Your instructions –
Below is a listing to write out in full, exactly as given, without its pictures.

Provided material –
++++++++++++++++++++

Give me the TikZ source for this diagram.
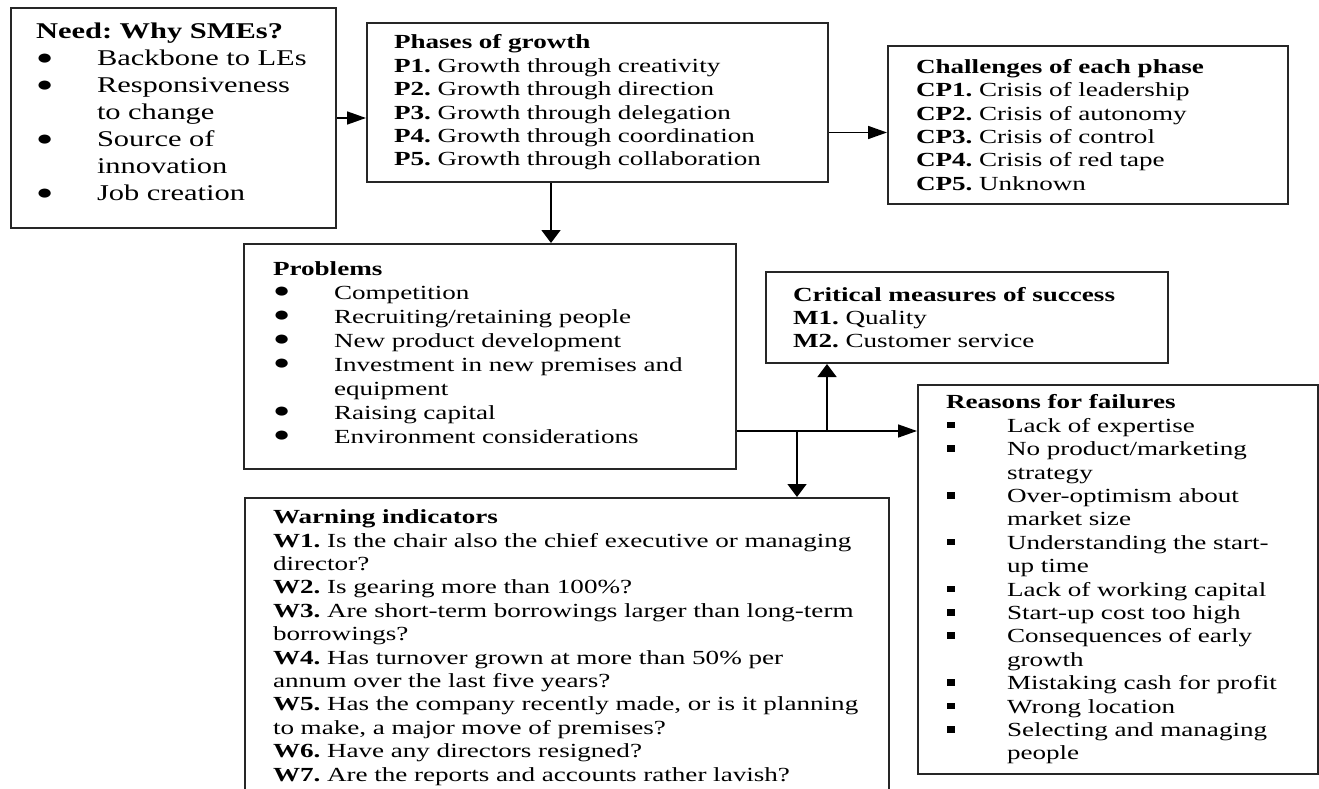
\documentclass[tikz,border=0pt]{standalone}
\usepackage{fontspec}
\setmainfont{Liberation Serif}[FakeStretch=1.355]
\usepackage{tikz}
\usetikzlibrary{arrows.meta}

\newcommand{\blt}[1]{\makebox[61pt][l]{\raisebox{1.5pt}{\fontsize{21}{21}\selectfont ●}}\mbox{#1}}
\newcommand{\sqb}[1]{\makebox[61pt][l]{\hspace{1pt}\rule[4pt]{8pt}{6.5pt}}\mbox{#1}}
\newcommand{\cnt}[1]{\hspace*{61pt}\mbox{#1}}

\begin{document}
\frenchspacing
\begin{tikzpicture}[x=1pt, y=-1pt,
    box/.style={draw=black!85, line width=2pt, anchor=north west, align=left, inner ysep=0pt, font=\fontsize{20}{23.4}\selectfont},
    harr/.style={-{Triangle[length=19pt, width=13pt]}, line width=1.6pt},
    varr/.style={-{Triangle[length=13pt, width=19pt]}, line width=1.6pt}]
  \useasboundingbox (0,0) rectangle (1319,789);

  % boxes
  \node[box, inner xsep=25pt, text width=275pt, minimum height=220pt, font=\fontsize{22.5}{27}\selectfont] (need) at (10,7) {%
    \textbf{Need: Why SMEs?}\\
    \blt{Backbone to LEs}\\
    \blt{Responsiveness}\\
    \cnt{to change}\\
    \blt{Source of}\\
    \cnt{innovation}\\
    \blt{Job creation}\rule[-12pt]{0pt}{0pt}};

  \node[box, inner xsep=27pt, text width=407pt, minimum height=159pt] (phases) at (366,22) {%
    \textbf{Phases of growth}\\
    \textbf{P1.} Growth through creativity\\
    \textbf{P2.} Growth through direction\\
    \textbf{P3.} Growth through delegation\\
    \textbf{P4.} Growth through coordination\\
    \textbf{P5.} Growth through collaboration};

  \node[box, inner xsep=28pt, text width=344pt, minimum height=158pt] (challenges) at (887,45) {%
    \textbf{Challenges of each phase}\\
    \textbf{CP1.} Crisis of leadership\\
    \textbf{CP2.} Crisis of autonomy\\
    \textbf{CP3.} Crisis of control\\
    \textbf{CP4.} Crisis of red tape\\
    \textbf{CP5.} Unknown};

  \node[box, inner xsep=29pt, text width=434pt, minimum height=225pt, font=\fontsize{20}{24}\selectfont] (problems) at (243,243) {%
    \textbf{Problems}\\
    \blt{Competition}\\
    \blt{Recruiting/retaining people}\\
    \blt{New product development}\\
    \blt{Investment in new premises and}\\
    \cnt{equipment}\\
    \blt{Raising capital}\\
    \blt{Environment considerations}\rule[-8pt]{0pt}{0pt}};

  \node[box, inner xsep=27pt, text width=348pt, minimum height=91pt] (critical) at (765,271) {%
    \textbf{Critical measures of success}\\
    \textbf{M1.} Quality\\
    \textbf{M2.} Customer service};

  \node[box, inner xsep=28pt, text width=344pt, minimum height=389pt] (reasons) at (917,384) {%
    \textbf{Reasons for failures}\\
    \sqb{Lack of expertise}\\
    \sqb{No product/marketing}\\
    \cnt{strategy}\\
    \sqb{Over-optimism about}\\
    \cnt{market size}\\
    \sqb{Understanding the start-}\\
    \cnt{up time}\\
    \sqb{Lack of working capital}\\
    \sqb{Start-up cost too high}\\
    \sqb{Consequences of early}\\
    \cnt{growth}\\
    \sqb{Mistaking cash for profit}\\
    \sqb{Wrong location}\\
    \sqb{Selecting and managing}\\
    \cnt{people}};

  \node[box, inner xsep=28pt, text width=588pt, minimum height=299pt] (warning) at (244,497) {%
    \textbf{Warning indicators}\\
    \mbox{\textbf{W1.} Is the chair also the chief executive or managing}\\
    director?\\
    \textbf{W2.} Is gearing more than 100\%?\\
    \mbox{\textbf{W3.} Are short-term borrowings larger than long-term}\\
    borrowings?\\
    \mbox{\textbf{W4.} Has turnover grown at more than 50\% per}\\
    annum over the last five years?\\
    \mbox{\textbf{W5.} Has the company recently made, or is it planning}\\
    to make, a major move of premises?\\
    \textbf{W6.} Have any directors resigned?\\
    \mbox{\textbf{W7.} Are the reports and accounts rather lavish?}};

  % connectors
  \draw[harr] (need.east) -- (need.east -| phases.west);
  \draw[harr] ([yshift=-30pt]phases.east) -- ([yshift=-30pt]phases.east -| challenges.west);
  \draw[varr] ([xshift=-46.5pt]phases.south) -- ([xshift=-46.5pt]phases.south |- problems.north);

  \coordinate (split) at ([yshift=-74.5pt]problems.east);
  \coordinate (up) at ([xshift=62pt]critical.south west);
  \coordinate (dn) at ([xshift=553pt]warning.north west);
  \draw[harr] (split) -- (split -| reasons.west);
  \draw[varr] (split -| up) -- (up);
  \draw[varr] (split -| dn) -- (dn);
\end{tikzpicture}
\end{document}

++++++++++++++++++++

Answer for this exercise –
Give me the TikZ source for this diagram.
\documentclass[tikz,border=0pt]{standalone}
\usepackage{fontspec}
\setmainfont{Liberation Serif}[FakeStretch=1.355]
\usepackage{tikz}
\usetikzlibrary{arrows.meta}

\newcommand{\blt}[1]{\makebox[61pt][l]{\raisebox{1.5pt}{\fontsize{21}{21}\selectfont ●}}\mbox{#1}}
\newcommand{\sqb}[1]{\makebox[61pt][l]{\hspace{1pt}\rule[4pt]{8pt}{6.5pt}}\mbox{#1}}
\newcommand{\cnt}[1]{\hspace*{61pt}\mbox{#1}}

\begin{document}
\frenchspacing
\begin{tikzpicture}[x=1pt, y=-1pt,
    box/.style={draw=black!85, line width=2pt, anchor=north west, align=left, inner ysep=0pt, font=\fontsize{20}{23.4}\selectfont},
    harr/.style={-{Triangle[length=19pt, width=13pt]}, line width=1.6pt},
    varr/.style={-{Triangle[length=13pt, width=19pt]}, line width=1.6pt}]
  \useasboundingbox (0,0) rectangle (1319,789);

  % boxes
  \node[box, inner xsep=25pt, text width=275pt, minimum height=220pt, font=\fontsize{22.5}{27}\selectfont] (need) at (10,7) {%
    \textbf{Need: Why SMEs?}\\
    \blt{Backbone to LEs}\\
    \blt{Responsiveness}\\
    \cnt{to change}\\
    \blt{Source of}\\
    \cnt{innovation}\\
    \blt{Job creation}\rule[-12pt]{0pt}{0pt}};

  \node[box, inner xsep=27pt, text width=407pt, minimum height=159pt] (phases) at (366,22) {%
    \textbf{Phases of growth}\\
    \textbf{P1.} Growth through creativity\\
    \textbf{P2.} Growth through direction\\
    \textbf{P3.} Growth through delegation\\
    \textbf{P4.} Growth through coordination\\
    \textbf{P5.} Growth through collaboration};

  \node[box, inner xsep=28pt, text width=344pt, minimum height=158pt] (challenges) at (887,45) {%
    \textbf{Challenges of each phase}\\
    \textbf{CP1.} Crisis of leadership\\
    \textbf{CP2.} Crisis of autonomy\\
    \textbf{CP3.} Crisis of control\\
    \textbf{CP4.} Crisis of red tape\\
    \textbf{CP5.} Unknown};

  \node[box, inner xsep=29pt, text width=434pt, minimum height=225pt, font=\fontsize{20}{24}\selectfont] (problems) at (243,243) {%
    \textbf{Problems}\\
    \blt{Competition}\\
    \blt{Recruiting/retaining people}\\
    \blt{New product development}\\
    \blt{Investment in new premises and}\\
    \cnt{equipment}\\
    \blt{Raising capital}\\
    \blt{Environment considerations}\rule[-8pt]{0pt}{0pt}};

  \node[box, inner xsep=27pt, text width=348pt, minimum height=91pt] (critical) at (765,271) {%
    \textbf{Critical measures of success}\\
    \textbf{M1.} Quality\\
    \textbf{M2.} Customer service};

  \node[box, inner xsep=28pt, text width=344pt, minimum height=389pt] (reasons) at (917,384) {%
    \textbf{Reasons for failures}\\
    \sqb{Lack of expertise}\\
    \sqb{No product/marketing}\\
    \cnt{strategy}\\
    \sqb{Over-optimism about}\\
    \cnt{market size}\\
    \sqb{Understanding the start-}\\
    \cnt{up time}\\
    \sqb{Lack of working capital}\\
    \sqb{Start-up cost too high}\\
    \sqb{Consequences of early}\\
    \cnt{growth}\\
    \sqb{Mistaking cash for profit}\\
    \sqb{Wrong location}\\
    \sqb{Selecting and managing}\\
    \cnt{people}};

  \node[box, inner xsep=28pt, text width=588pt, minimum height=299pt] (warning) at (244,497) {%
    \textbf{Warning indicators}\\
    \mbox{\textbf{W1.} Is the chair also the chief executive or managing}\\
    director?\\
    \textbf{W2.} Is gearing more than 100\%?\\
    \mbox{\textbf{W3.} Are short-term borrowings larger than long-term}\\
    borrowings?\\
    \mbox{\textbf{W4.} Has turnover grown at more than 50\% per}\\
    annum over the last five years?\\
    \mbox{\textbf{W5.} Has the company recently made, or is it planning}\\
    to make, a major move of premises?\\
    \textbf{W6.} Have any directors resigned?\\
    \mbox{\textbf{W7.} Are the reports and accounts rather lavish?}};

  % connectors
  \draw[harr] (need.east) -- (need.east -| phases.west);
  \draw[harr] ([yshift=-30pt]phases.east) -- ([yshift=-30pt]phases.east -| challenges.west);
  \draw[varr] ([xshift=-46.5pt]phases.south) -- ([xshift=-46.5pt]phases.south |- problems.north);

  \coordinate (split) at ([yshift=-74.5pt]problems.east);
  \coordinate (up) at ([xshift=62pt]critical.south west);
  \coordinate (dn) at ([xshift=553pt]warning.north west);
  \draw[harr] (split) -- (split -| reasons.west);
  \draw[varr] (split -| up) -- (up);
  \draw[varr] (split -| dn) -- (dn);
\end{tikzpicture}
\end{document}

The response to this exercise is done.